↓↓↓

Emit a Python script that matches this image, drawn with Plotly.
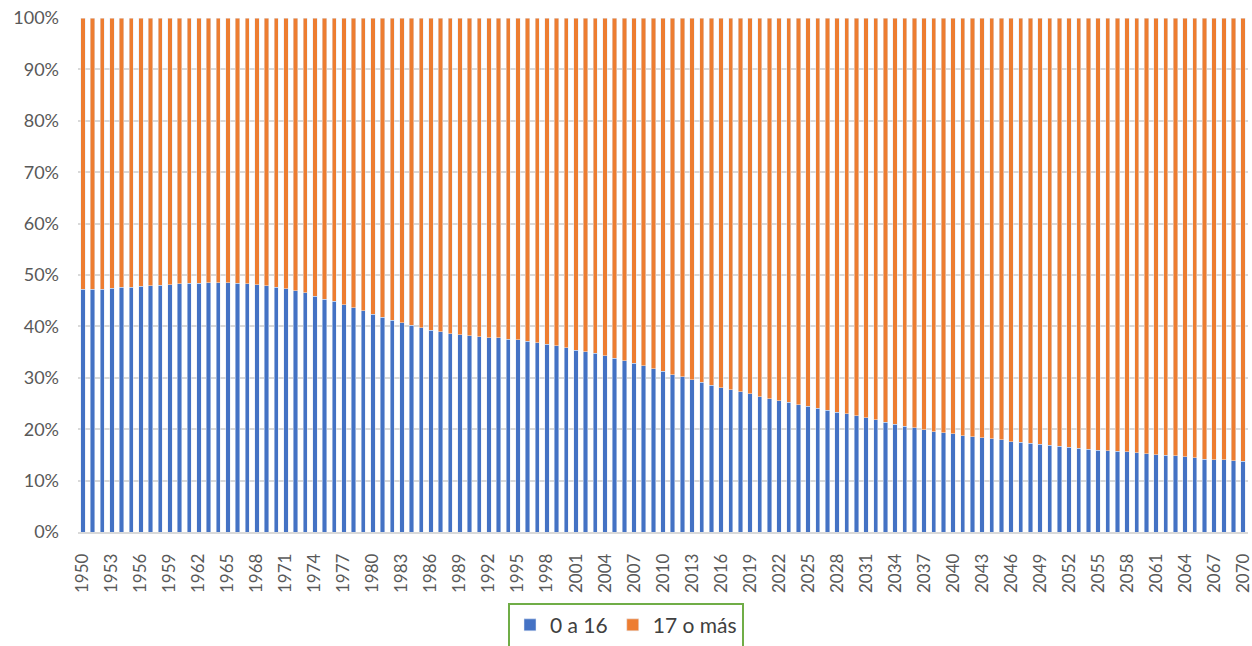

↑↑↑
↓↓↓

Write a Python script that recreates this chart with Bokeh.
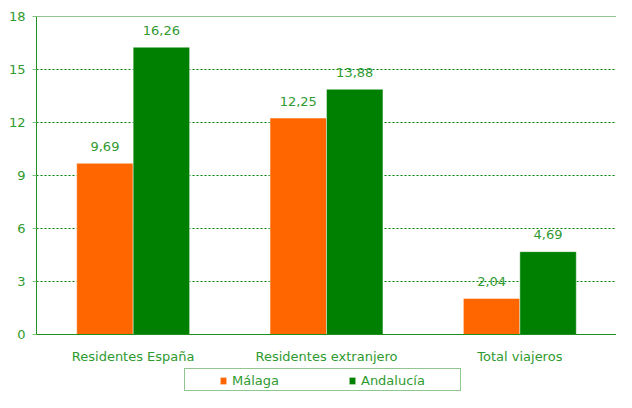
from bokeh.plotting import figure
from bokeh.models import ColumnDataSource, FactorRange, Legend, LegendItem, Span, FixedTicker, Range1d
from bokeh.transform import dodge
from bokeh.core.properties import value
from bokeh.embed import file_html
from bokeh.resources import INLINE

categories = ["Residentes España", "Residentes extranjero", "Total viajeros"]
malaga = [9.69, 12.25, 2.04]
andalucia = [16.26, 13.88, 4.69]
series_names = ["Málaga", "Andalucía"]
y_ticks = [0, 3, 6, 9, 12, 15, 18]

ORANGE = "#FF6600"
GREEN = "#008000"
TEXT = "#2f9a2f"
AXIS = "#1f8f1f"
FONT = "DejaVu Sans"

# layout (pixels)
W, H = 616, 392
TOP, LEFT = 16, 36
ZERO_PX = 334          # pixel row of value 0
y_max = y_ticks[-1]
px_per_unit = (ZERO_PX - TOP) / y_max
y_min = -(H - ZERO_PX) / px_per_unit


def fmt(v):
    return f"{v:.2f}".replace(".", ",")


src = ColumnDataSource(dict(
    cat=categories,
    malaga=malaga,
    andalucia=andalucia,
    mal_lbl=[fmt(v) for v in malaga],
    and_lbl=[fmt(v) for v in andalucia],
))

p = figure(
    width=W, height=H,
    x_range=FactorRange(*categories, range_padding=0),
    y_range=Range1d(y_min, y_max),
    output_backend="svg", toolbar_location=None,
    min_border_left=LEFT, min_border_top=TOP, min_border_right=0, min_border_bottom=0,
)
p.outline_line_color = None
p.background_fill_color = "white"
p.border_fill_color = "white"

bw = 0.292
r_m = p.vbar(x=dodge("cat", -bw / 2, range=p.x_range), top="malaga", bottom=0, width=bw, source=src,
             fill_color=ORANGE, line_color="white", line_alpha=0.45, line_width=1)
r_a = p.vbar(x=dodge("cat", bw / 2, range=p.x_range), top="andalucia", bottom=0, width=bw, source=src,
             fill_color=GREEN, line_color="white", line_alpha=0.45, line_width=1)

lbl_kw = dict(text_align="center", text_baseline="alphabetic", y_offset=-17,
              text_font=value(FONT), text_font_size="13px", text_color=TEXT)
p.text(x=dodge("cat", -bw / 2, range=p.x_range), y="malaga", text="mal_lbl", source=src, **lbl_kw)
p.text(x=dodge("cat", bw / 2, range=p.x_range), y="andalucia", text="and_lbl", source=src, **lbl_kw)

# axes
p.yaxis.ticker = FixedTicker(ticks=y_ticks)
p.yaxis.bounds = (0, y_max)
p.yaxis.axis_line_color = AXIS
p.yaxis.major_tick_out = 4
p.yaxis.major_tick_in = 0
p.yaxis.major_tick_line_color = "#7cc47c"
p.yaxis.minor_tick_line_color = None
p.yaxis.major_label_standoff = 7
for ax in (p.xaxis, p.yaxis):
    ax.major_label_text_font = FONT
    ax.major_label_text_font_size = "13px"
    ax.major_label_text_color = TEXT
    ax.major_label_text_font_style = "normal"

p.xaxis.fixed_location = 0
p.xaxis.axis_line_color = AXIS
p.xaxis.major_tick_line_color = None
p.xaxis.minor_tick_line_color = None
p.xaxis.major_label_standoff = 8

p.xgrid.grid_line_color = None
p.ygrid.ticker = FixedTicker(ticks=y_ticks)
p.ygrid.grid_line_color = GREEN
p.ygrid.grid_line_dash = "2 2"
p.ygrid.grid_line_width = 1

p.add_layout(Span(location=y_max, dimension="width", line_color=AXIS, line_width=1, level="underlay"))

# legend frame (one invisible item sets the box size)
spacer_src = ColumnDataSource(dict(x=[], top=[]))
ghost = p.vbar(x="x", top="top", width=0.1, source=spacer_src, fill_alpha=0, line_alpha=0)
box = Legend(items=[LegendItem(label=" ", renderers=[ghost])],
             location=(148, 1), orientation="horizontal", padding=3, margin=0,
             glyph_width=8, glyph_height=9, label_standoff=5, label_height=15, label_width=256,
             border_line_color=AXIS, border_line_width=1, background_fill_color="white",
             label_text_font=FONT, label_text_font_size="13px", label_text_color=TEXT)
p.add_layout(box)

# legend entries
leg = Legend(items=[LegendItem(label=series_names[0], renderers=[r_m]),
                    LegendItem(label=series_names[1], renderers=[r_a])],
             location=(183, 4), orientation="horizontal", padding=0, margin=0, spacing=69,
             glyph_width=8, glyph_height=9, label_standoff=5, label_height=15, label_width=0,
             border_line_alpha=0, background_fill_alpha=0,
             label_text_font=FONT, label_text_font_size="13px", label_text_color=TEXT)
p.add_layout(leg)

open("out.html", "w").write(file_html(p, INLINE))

↑↑↑

GOAL
Write out exactly the lines from the one that has "Write a Python" down to the one that has "from bokeh.resources import INLINE", including both. Pictures stay out of the copy.

ANSWER FOR THE TASK
Write a Python script that recreates this chart with Bokeh.
from bokeh.plotting import figure
from bokeh.models import ColumnDataSource, FactorRange, Legend, LegendItem, Span, FixedTicker, Range1d
from bokeh.transform import dodge
from bokeh.core.properties import value
from bokeh.embed import file_html
from bokeh.resources import INLINE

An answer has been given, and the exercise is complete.